Nel Trail running e nello Sky running ci molti uomini che partecipano alle gare, ma meno donne, a cosa pensi sia dovuta questa sproporzione? Cosa si potrebbe fare per portare più donne in questo sport?
A prima vista nel trail running non ci sono barriere per le donne. Hai solo bisogno di un paio di scarpe per correre. Dovrebbe essere facile per chiunque, ma tuttavia non c’è ancora una vera e propria parità di genere. Ci sono molti più uomini che donne in questo sport e penso che ci siano molte ragioni, spesso legate alla dominazione storica e culturale. Molte donne non sentono lo sport come un ambiente accogliente ed altre, a seconda di dove vivono, potrebbero non sentirsi sicure a correre da sole. Un altro aspetto che disincentiva le donne a correre è la minor scelta di attrezzatura adatta alle esigenze femminile. Un altro problema sta nelle barriere istituzionali: premi disuguali tra uomini e donne, disparità di retribuzione da parte degli sponsor o cessazioni di contratto quando le donne rimangono incinte. Infine tutt’oggi ci sono ancora gare che non permettono alle donne di partecipare. Tutto questo crea un ostacolo enorme per le donne nello sport. Nessuno parla di quello che succede e penso che questi argomenti non dovrebbero essere un tabù. Anche le gare dovrebbero essere meglio adattate alle esigenze delle donne, per esempio, specialmente per un’ultrarace, è necessario avere più bagni e anche prodotti mestruali nelle aid stations. Dovrebbero essere disponibili in modo che le donne con le mestruazioni possano continuare a correre. Se vogliamo raggiungere la parità di genere nello sport abbiamo bisogno di lavorare su tutti questi diversi aspetti. Possiamo costruire una comunità e incoraggiarci a vicenda ed organizzare più eventi per le donne, ma abbiamo bisogno che anche le gare, gli allenatori e i brand ci aiutino ad abbattere tutte le barriere già presenti.

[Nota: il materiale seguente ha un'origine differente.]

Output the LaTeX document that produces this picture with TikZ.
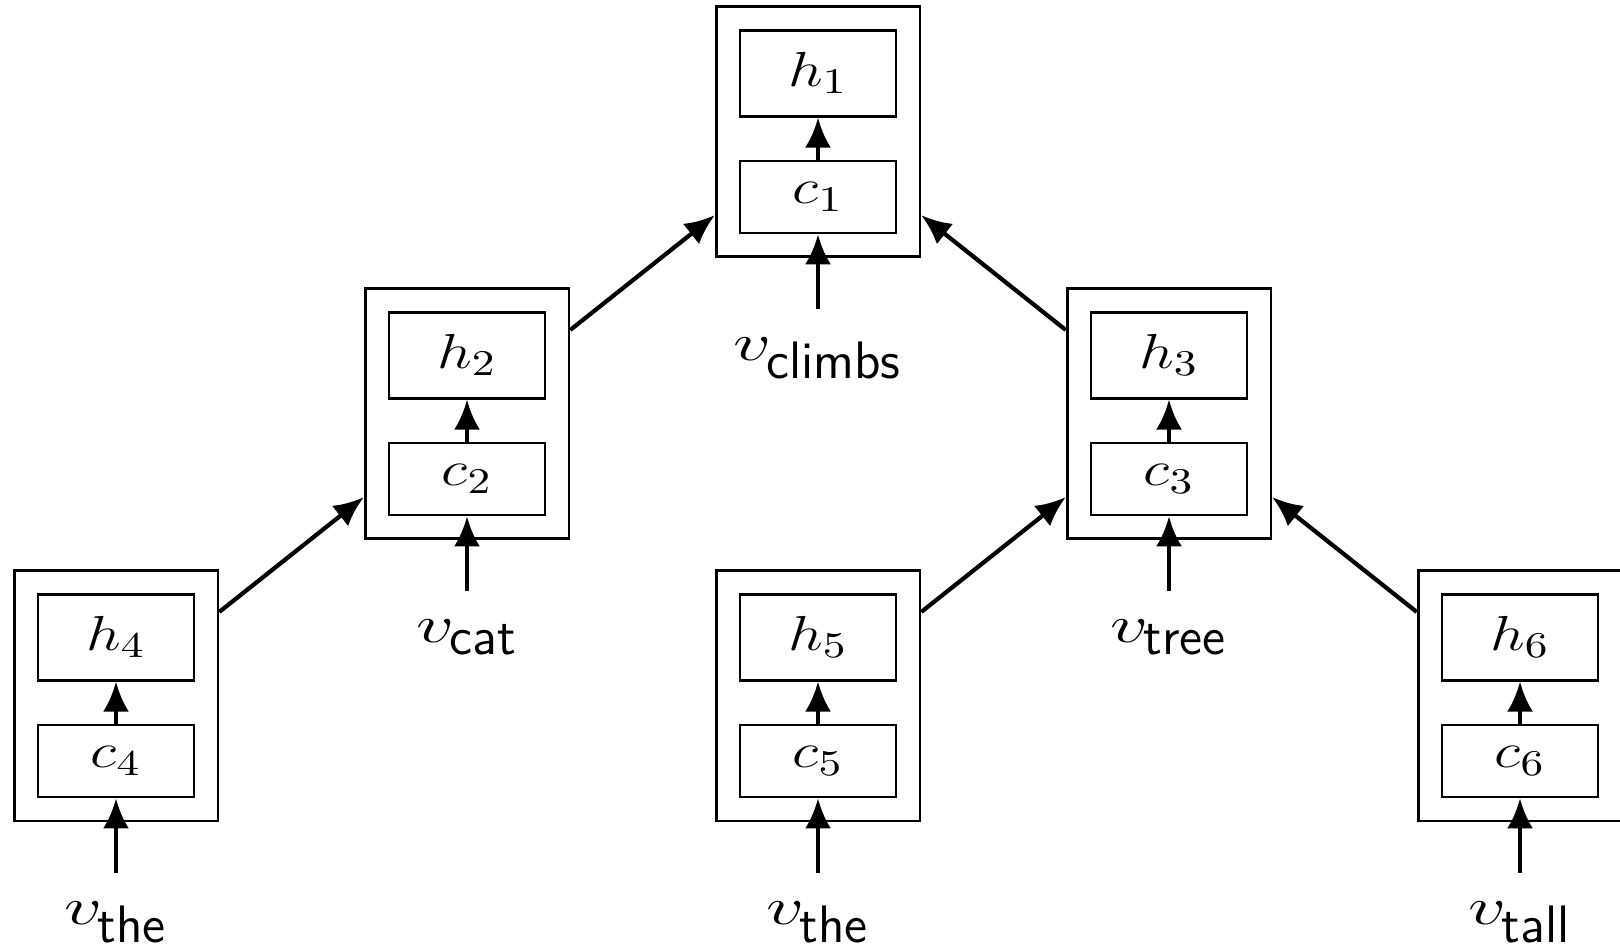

“Un altro problema sta nelle barriere istituzionali: premi disuguali tra uomini e donne, disparità di retribuzione da parte degli sponsor o cessazioni di contratto quando le donne rimangono incinte. Infine tutt’oggi ci sono ancora gare che non permettono alle donne di partecipare. Tutto questo crea un ostacolo enorme per le donne nello sport. Nessuno parla di quello che succede e penso che questi argomenti non dovrebbero essere un tabù.”